Calling upon Rumi and Hafiz, the great Persian masters of verse, some poems in Solitary seem to have absorbed strands of Sufism. Rumi and Hafiz evoke intoxication as a metaphor to express the love of God. “His rhymes, when broadcasted by the muezzin, / A rain of red wine out of the blue, Hafiz/ . . . Making Marines cry Allah. Mobs cry Oorah, /Lovers who never knew they knew Hafiz.” “You’re always asking us the way to Mecca. / Kafir, maybe it’s time you went yourself.” “I said the Ninety-Nine Names/And then, somehow, the rhymes came.” This is delectable poetry in the realm of Sufism.
As a child of immigrants, Amit is aware of unremitting racism that nonwhites and even some whites face in America. “I showed up scruffy the next day, and they called me terrorist.” A Sikh or Hindu donning a beard takes the risk of being associated with the Taliban. With a beard much like that of “Ahmad, Amit, Rahimi, him me” “I am alone here now, / among Americans a foreigner/when just last year I used to be/among Americans American.” Social prejudice cuts through boundaries in search for a broader category of scapegoats, mixing and matching ethnicities without knowledge. And yet, “Strange, how in my nonwhite heart/ Faith in the Western World defends its last redoubt.”

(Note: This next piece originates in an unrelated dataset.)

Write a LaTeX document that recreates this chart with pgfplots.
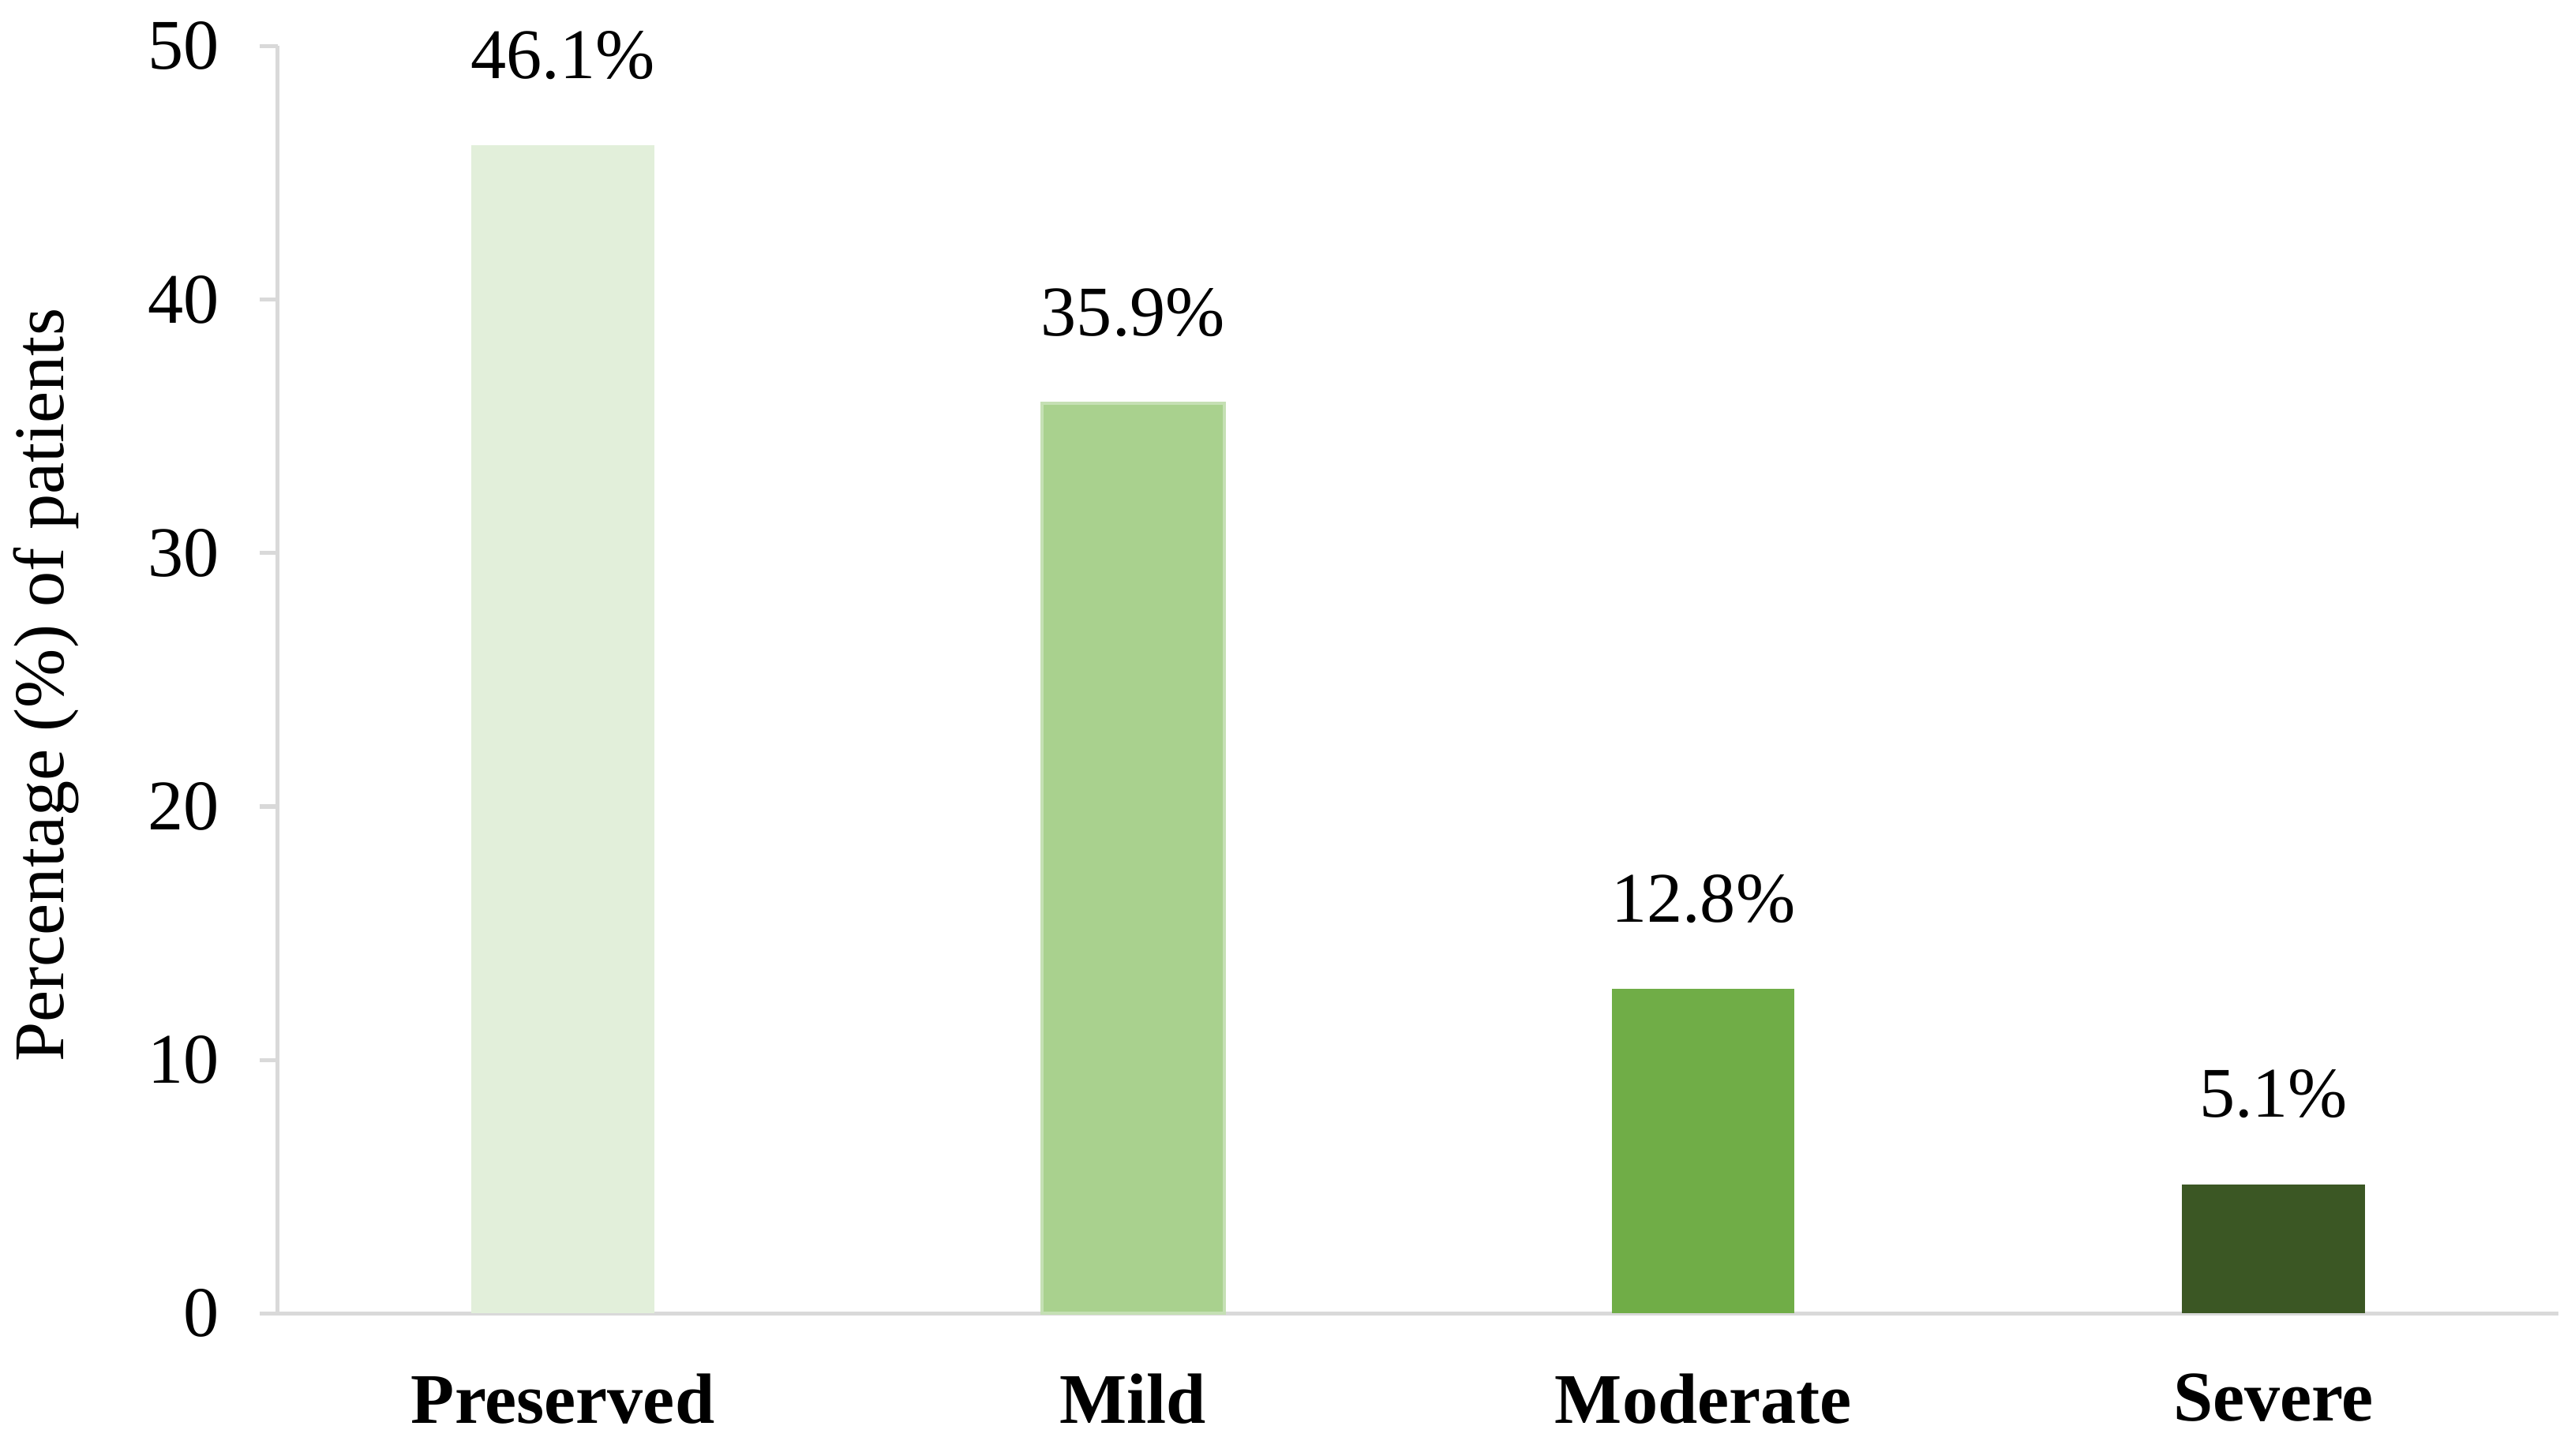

The most innovative poems experiment with the spectacle of reincarnation. “Everything is past.” Amit explores the idea of writing letters to a future-self: “Hello again from who you were/Before.” The Hindu concept of samsara (cycle of reincarnation) makes no promises that a human would be reincarnated only as a human. Reincarnation considers karma in determining the future-self. “When I was younger, kid, /I spiked the karmic punch, /And now what’s in me/Is bound to be in you.”
In the complicated calculus of evolution and regression, reincarnation promotes and demotes the status of beings. Regardless of karma, Darwinian evolution turns monkeys into humans, but Hindu samsara can downgrade humans with bad karma into reptiles or other lowly creatures. Linearity is the optimistic imagination of the simple-minded. The poet knows both the science and theology. All the pasts are “Nested, life in life in life.”
The lovers of poetry will appreciate that publishers are sponsoring international poetry, promoting poets with diverse racial, religious, ethnic, and linguistic backgrounds. Poets like Amit are building pathways across cultures and nations to explore and share universal feelings, anxieties, and other predicaments. While solitary, people across the world do the same funny things: “Did a hundred squats/ . . . “shouted at the ceiling/” . . . “Sobbed/” . . . “Ate.”
Good poetry offers memorable lines that enthrall the readers’ hearts. Here are a few from Solitary: “It’s spring in the labyrinth, but we waste it looking for a thread out.” “I know the name of your God. Can you name mine?” . . . “I want a white name, / But not too white,” . . . “a dozen whitecoats clustered bedside” . . . “Love is a circle that ends when it ends.”